Micah 7: 14-15; 18-20
Luke 15: 1-3; 11-32


Today’s Gospel is so familiar that we may have an automatic brain switch which says ‘switch off, I know this.’ Familiarity may mean that we miss the point and avoid the question, how does this Gospel speak to me in my context today?

As a Church, we have been invited and exhorted to journey on a synodal path. This requires us to live in a new way, to be open and to listen to one another. It involves letting go, and this scripture invites us to let go of attitudes that are not life-giving.

We might ask ourselves which of the three characters in the Gospel we identify with.

  • The Father, who is always waiting and looking out for us.
  • The younger son, who has previously wished his father dead when he asked prematurely for his inheritance but is now seeking shelter in his vulnerability?
  • The elder brother, who dutifully stayed home but is resentful of his father’s love and generosity to his brother.

I might also ask

  • What gifts I have been freely gifted and wasted?
  • Is there a hardness in me towards those who don’t meet my standards?
  • Is there someone in my life who needs forgiveness from me?
  • Can I rejoice in another’s joy?

If I am to live into the essence of this parable, I need to acknowledge my own vulnerability with humility. I need to acknowledge if I am open to the unconditional and overwhelming love of God and if I really believe that this unconditional love is for all without exception.

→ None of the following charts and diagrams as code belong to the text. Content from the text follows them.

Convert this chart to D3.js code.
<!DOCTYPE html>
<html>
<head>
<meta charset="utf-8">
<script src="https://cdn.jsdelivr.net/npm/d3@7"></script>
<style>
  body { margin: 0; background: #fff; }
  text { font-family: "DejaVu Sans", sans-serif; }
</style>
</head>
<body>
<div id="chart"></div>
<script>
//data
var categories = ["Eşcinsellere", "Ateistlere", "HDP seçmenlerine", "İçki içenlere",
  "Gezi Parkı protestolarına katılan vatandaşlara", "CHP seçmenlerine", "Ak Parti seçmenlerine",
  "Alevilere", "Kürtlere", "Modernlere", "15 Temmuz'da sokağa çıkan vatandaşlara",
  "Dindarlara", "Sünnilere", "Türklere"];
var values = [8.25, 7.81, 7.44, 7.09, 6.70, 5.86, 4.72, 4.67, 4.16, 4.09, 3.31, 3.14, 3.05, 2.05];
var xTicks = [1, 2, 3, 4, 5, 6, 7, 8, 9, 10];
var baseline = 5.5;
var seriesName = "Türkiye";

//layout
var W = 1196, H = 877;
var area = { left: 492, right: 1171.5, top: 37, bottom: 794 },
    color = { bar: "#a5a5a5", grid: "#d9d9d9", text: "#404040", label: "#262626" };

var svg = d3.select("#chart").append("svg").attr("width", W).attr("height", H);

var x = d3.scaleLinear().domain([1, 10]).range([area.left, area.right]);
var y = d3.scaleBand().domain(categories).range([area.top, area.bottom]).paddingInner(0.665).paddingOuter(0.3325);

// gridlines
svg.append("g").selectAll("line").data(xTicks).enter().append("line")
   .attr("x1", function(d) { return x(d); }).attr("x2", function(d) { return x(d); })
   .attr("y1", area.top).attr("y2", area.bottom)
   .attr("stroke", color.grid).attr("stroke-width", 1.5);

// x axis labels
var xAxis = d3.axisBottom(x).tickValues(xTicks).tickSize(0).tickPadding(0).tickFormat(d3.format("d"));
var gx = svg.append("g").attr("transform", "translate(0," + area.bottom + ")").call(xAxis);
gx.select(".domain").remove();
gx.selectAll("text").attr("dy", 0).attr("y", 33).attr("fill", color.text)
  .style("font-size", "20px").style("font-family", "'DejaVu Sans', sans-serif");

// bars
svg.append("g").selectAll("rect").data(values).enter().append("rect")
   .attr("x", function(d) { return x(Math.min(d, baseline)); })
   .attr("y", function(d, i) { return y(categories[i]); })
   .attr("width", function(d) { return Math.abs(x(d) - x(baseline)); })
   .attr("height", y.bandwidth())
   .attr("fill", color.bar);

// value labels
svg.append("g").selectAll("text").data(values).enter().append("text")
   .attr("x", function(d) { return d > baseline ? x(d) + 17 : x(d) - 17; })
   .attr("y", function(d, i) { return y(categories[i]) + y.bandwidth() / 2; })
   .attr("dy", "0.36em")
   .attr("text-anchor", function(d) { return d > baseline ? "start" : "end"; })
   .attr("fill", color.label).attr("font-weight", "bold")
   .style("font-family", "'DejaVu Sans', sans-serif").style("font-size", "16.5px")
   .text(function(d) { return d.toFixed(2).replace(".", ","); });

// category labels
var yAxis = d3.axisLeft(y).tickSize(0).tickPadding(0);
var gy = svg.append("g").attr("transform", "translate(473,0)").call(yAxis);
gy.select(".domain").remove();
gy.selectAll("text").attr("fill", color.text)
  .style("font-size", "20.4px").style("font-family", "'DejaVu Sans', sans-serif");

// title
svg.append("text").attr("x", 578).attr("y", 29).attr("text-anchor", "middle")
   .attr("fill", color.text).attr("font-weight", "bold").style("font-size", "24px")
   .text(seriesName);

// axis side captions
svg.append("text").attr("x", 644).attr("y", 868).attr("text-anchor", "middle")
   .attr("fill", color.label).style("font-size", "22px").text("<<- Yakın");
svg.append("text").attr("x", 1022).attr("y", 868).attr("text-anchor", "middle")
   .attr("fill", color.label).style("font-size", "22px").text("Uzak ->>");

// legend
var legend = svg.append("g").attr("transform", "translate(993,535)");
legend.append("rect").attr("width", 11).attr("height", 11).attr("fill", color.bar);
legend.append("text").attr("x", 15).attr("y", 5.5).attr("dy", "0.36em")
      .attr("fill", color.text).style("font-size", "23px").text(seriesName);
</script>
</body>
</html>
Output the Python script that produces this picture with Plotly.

With Edwina Gately ‘let us dare to believe that we are capable of acts of love and compassion. But first, we must be vulnerable. We must acknowledge and accept our own fear and insecurity before the enormous task of transformation.’

We are on a journey, and we are being shepherded by our God, and we are being led to pastures new. As we journey towards the Kingdom of God, let us find joy on the journey in one another, be open to surprise and willing to join the celebration.